Monica Shackelford – LRHS School Counselor
(LAKEWOOD RANCH, FL) – I was a police (patrol) officer in suburban Chicago during the events of 9/11. There are two things that I remember most clearly. First, the community in which I worked was a few miles from O’Hare Airport which is one of the busiest airports in the United States. Our police station was directly underneath what must have been one of the most frequently used routes for planes preparing to land at O’Hare, so we were all accustomed to having to stop our radio transmissions due to the noise level. The FAA had shut down all air traffic for days (perhaps longer, I can’t remember), and it was so eerily silent. It was such a loud reminder of the gravity of what happened.

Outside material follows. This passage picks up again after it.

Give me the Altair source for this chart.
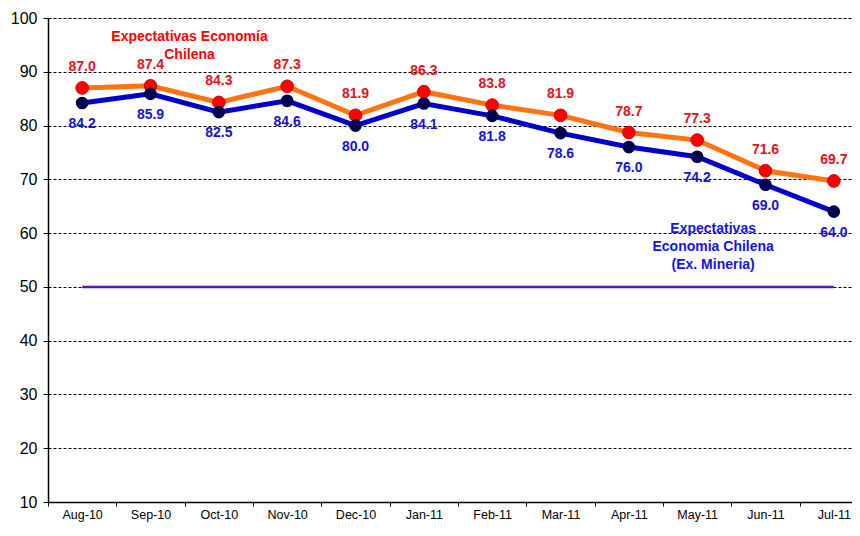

Second, I remember that during the evening of September 11, members of the community lined both sides of one of the main thoroughfares. They held signs thanking us (police and firefighter/paramedics) for our service. I was working afternoons (3-11 p.m.) and drove down Irving Park Road to the sounds of dozens of cheering residents. It was so unusual (and, ultimately, short-lived) to receive so much gratitude and support from the public. I was always proud to be a first-responder, but I was even more proud on that day.
Coincidentally, I flew home to Chicago from Detroit on Monday, September 10. I remember sitting in the airport in Detroit at sunset; it was such a beautiful, clear night. I remember marveling at the view from the windows by my gate. Little did I know it would be the last time that flying would be a relatively easy, uncomplicated experience.